Dosya incelenerek gereği düşünüldü:
Sanığın 24.05.2011 tarihinde katılan C.. S..’a Liman’da çalıştığını, isterse kendisine elektronik eşya bulabileceğini söylediği, katılanla birlikte Liman civarındaki M.. mağazasına gittikleri, katılan aracında beklerken sanığın bir yere gidip geldiği, parayı almadan faturayı ve televizyonu vermiyorlar diyerek katılandan 1.000 TL para aldığı ve bir daha ortalıkta gözükmediği, sanığın 26/09/2011 tarihinde katılan İ.. E..’in dükkanına giderek kendisinin Migros’ta çalıştığını, isterse kolalı içki satabileceğini söylediği, katılanın da kabul etmesi üzerine, birlikte M.. Mağazasının deposuna gittikleri ve sanığın burada katılandan 2.500 TL alıp faturasını getireceğim dediği ve parayı alır almazda oradan koşarak uzaklaştığı yine sanığın 26.08.2011 tarihinde katılan A.. Ö..’in dükkanına gittiği ve ona da M..’ta çalıştığını, isterse kolalı içkiyle bira satabileceğini söylediği, birlikte M.. mağazası deposuna gittikleri, sanığın katılana parayı vermeden faturayı kesmiyorlar dediği, katılanın da buna inanarak sanığa 1.000 TL verdiği ve ortalıktan kaybolduğu sanığın bu şekilde maddi menfaat sağladığı anlaşıldığından, dolandırıcılık suçunun oluştuğuna yönelik kabulde bir isabetsizlik görülmemiştir.
5237 sayılı TCK’nın 53/1. maddesinde düzenlenen hak yoksunluklarının, Anayasa Mahkemesi’nin 24.11.2015 tarih ve 29542 sayılı Resmi Gazete’de yayımlanarak yürürlüğe giren 08.10.2015 tarih, 2014/140 E, 2015/85 sayılı iptal kararı doğrultusunda infaz aşamasında gözetilmesi mümkün görülmüştür.

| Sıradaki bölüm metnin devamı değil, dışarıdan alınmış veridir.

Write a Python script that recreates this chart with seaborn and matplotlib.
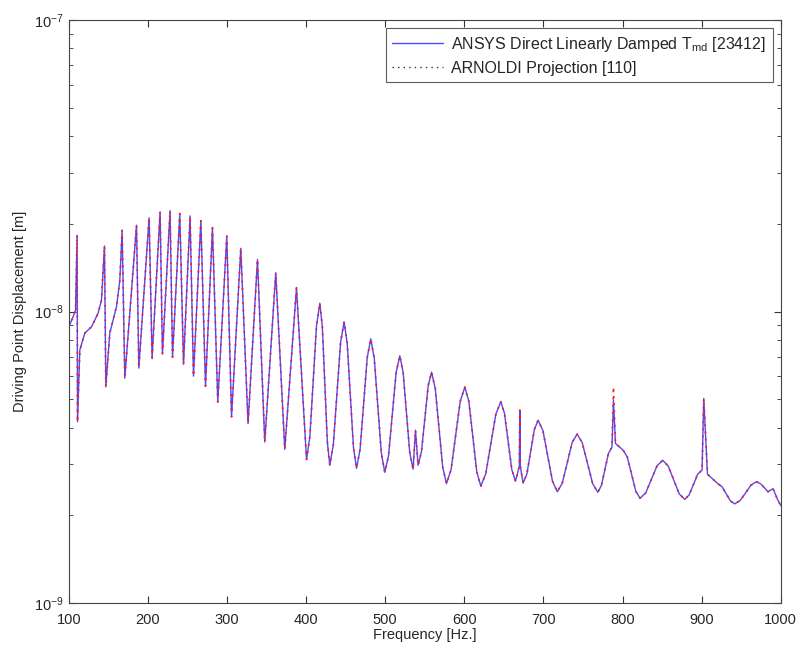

Yapılan yargılamaya, toplanıp karar yerinde gösterilen delillere, mahkemenin kovuşturma sonuçlarına uygun olarak oluşan kanaat ve takdirine, incelenen dosya kapsamına göre, sanığın yerinde görülmeyen diğer temyiz itirazlarının reddine,
Ancak ;
1- Yargıtay Ceza Genel Kurulunun 19.06.2007 tarih ve 2007/10-108 E., 2007/152 K. sayılı ilamında da belirtildiği gibi Kanun koyucunun ayrıca adli para cezası öngördüğü suçlarda, hapis cezasının alt sınırdan tayini halinde mutlak surette adli para cezasının da alt sınırdan tayini gerektiği yönünde bir zorunluluk bulunmamasına rağmen, yeterli ve yasal gerekçe gösterilmeksizin adli para cezalarının alt sınırın üzerinde tayin edilmesi,
2- Sanık hakkında hükmolunan doğrudan gün adli para cezaları adli para cezasına çevrilirken uygulama maddeleri gösterilmeden yazılı şekilde karar verilmesi,
3- Sanık hakkında katılan C.. S..’a karşı dolandırıcılık suçundan verilen hükümde tekerrüre esas alınan Selçuk Asliye Ceza Mahkemesi’nin 2007/127 Esas, 2011/199 sayılı kararı ile verilen hapis cezasının temyize konu edilen suçun işlendiği 24/05/2011 tarihinden sonra 27/07/2011 tarihinde kesinleştiği ve tekerrüre esas alınamayacağının gözetilmemesi,
Bozmayı gerektirmiş, sanığın temyiz itirazları bu itibarla yerinde görüldüğünden hükmün 5320 sayılı Kanun’un 8/1. maddesi gereğince uygulanması gereken 1412 sayılı CMUK’nın 321. maddesi uyarınca BOZULMASINA, ancak yeniden duruşma yapılmasını gerektirmeyen bu hususun aynı Kanun’un 322. maddesi uyarınca düzeltilmesi mümkün bulunduğundan,hüküm fıkrasından adli para cezasının uygulanmasına ilişkin olarak sırasıyla “125 gün”, “2.500 TL” “50 gün”, 1.000 TL ” ve” 50 gün”, ”1.000TL” adli para cezası terimlerinin tamamen çıkartılarak yerlerine, “5 gün”, ”100TL” adli para cezası ibarelerinin eklenmesi yine hüküm fıkrasında yer alan doğrudan gün adli para cezasının adli para cezasına çevrilen bölümlerine ”TCK’nın 52/2. maddeleri gereğince” ibaresinin eklenmesi, katılan C.. S..’a karşı dolandırıcılık suçuna dair hüküm fıkrasından TCK’nın 58. maddesinin uygulanmasına ilişkin bölümün çıkartılması suretiyle sair yönleri usul ve kanuna uygun bulunan hükmün DÜZELTİLEREK ONANMASINA, 09/12/2015 tarihinde oybirliği ile karar verildi.